Помню, на Канарах были, приехали туда на международный турнир, я делал на тренировке прыжок со стойки на руках, и обе руки в отталкивании подкосились. Бассейн открытый, солнце — я глаза зажмурил, голову задрал. Светло — темно, светло — темно, светло — темно. В общем, так, не раскрываясь, в группировке в воду и вошёл. Выплываю — в бассейне тишина гробовая. Тренировался я тогда уже у Владимира Рулёва, он мне с бортика и кричит: «Быстро пошёл ещё раз сделал!»
— Старый добрый цирковой закон: убился — немедленно повтори попытку, чтобы не загнать страх ещё глубже.
— Реально страшно было, да. Вторую попытку со страху засадил. В бассейне овации, все подходят, поздравляют, по плечу бьют. Потом кто-то из испанцев сказал: «Ты сумасшедший, у нас человека в госпиталь дня на три положили бы».
— Самый страшный прыжок, на который тебе приходилось идти впервые, вспомнишь?
— Даже не вспомню, что такие прыжки вообще у меня случались. Татьяна Максимовна всегда очень долго нас к новым прыжкам подводила. Пока не убеждалась, что человек готов на 200%, ни о каких экспериментах даже речи не шло. Был период, когда все мои ровесники уже прыгали с десятки, а я с пятёрки. Постоянно им из-за этого проигрывал. А потом как-то за одну тренировку собрал с десяти метров всю программу. По паре раз сделал все прыжки — правда, в воздушную подушку.
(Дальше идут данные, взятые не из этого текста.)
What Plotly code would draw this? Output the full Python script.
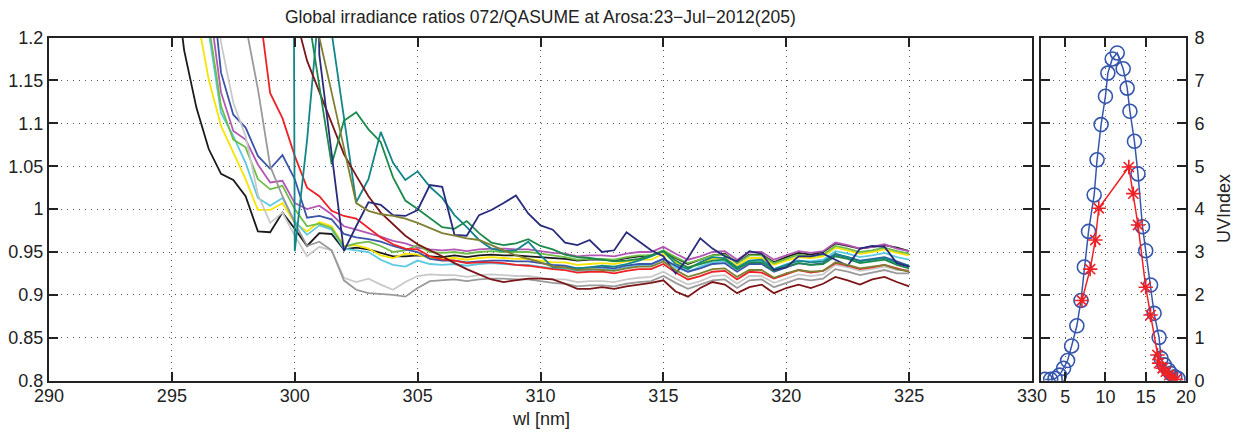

— В мои времена все электростальские спортсмены прыгали новые прыжки в одежде, чтобы удар о воду, если случится, был не слишком силён.
— Все питерские точно так же прыгали в одежде. Да и до сих пор некоторые прыгают. У подушки проблема одна: она очень сильно отбрасывает человека в сторону после входа в воду. Надо быть просто к этому готовым. Но в целом, мне кажется, такой метод намного эффективнее.
— Не жалеешь, что в твои времена не было хайдайвинга? С твоим телосложением мог бы быть в этом виде более чем успешен.
— Я, когда прыгал, почему-то всегда хотел прыгнуть с парашютом. А в воду с большой высоты прыгал только в Крыму, на Фиоленте. Там было 19 м, вот мы и прыгали — солдатиком. Прикольные ощущения. Где-то метров десять пролетаешь, и в этот момент вдруг захватывает дух. Голова-то привыкла к тому, что должна быть вода, а её нет.
— Что в нынешних прыжках в воду способно тебя восхитить?
— Сложность, конечно. Раньше, когда прыгали мы сами, больше ценились артистизм и красота линий. Помню, та же Марина Бабкова прыгала с трамплина, глаз не оторвать: всё чистенько, всё красиво, ножки ровненькие, носочки чётко натянуты. Сейчас на первый план выходит мощность. В этом плане не только прыжки в воду, весь мировой спорт изменился. Иногда смотришь на женский трамплин, там такие бабенции — над трамплином все обороты заканчивают.
— Если я предложу тебе как зрителю выбрать из четырёх индивидуальных финалов один, это будет мужская вышка или женская?
— Мужская, конечно. В прыжках в воду это самое зрелищное. Хайдайвинг тоже интересно смотреть, но я каждый раз ловлю себя на том, что не особо в нём понимаю.
— Неожиданное признание для человека с твоим послужным списком.
— Я скорее про судейство говорю. Обычные соревнования я сужу без проблем. А здесь… Понятно, что основная задача — вертикально в воду войти и вход погасить. А если чуть не дошёл или перешёл, сколько за это снимается? То есть я судить хайдавинг не смог бы, наверное.
— Работа судьёй — это сопутствующее занятие или отдельная профессия?
— Для меня больше как хобби. Мне интересно, удовольствие получаю от процесса. Да и вообще нравится смотреть со стороны за тем, как прыгают другие.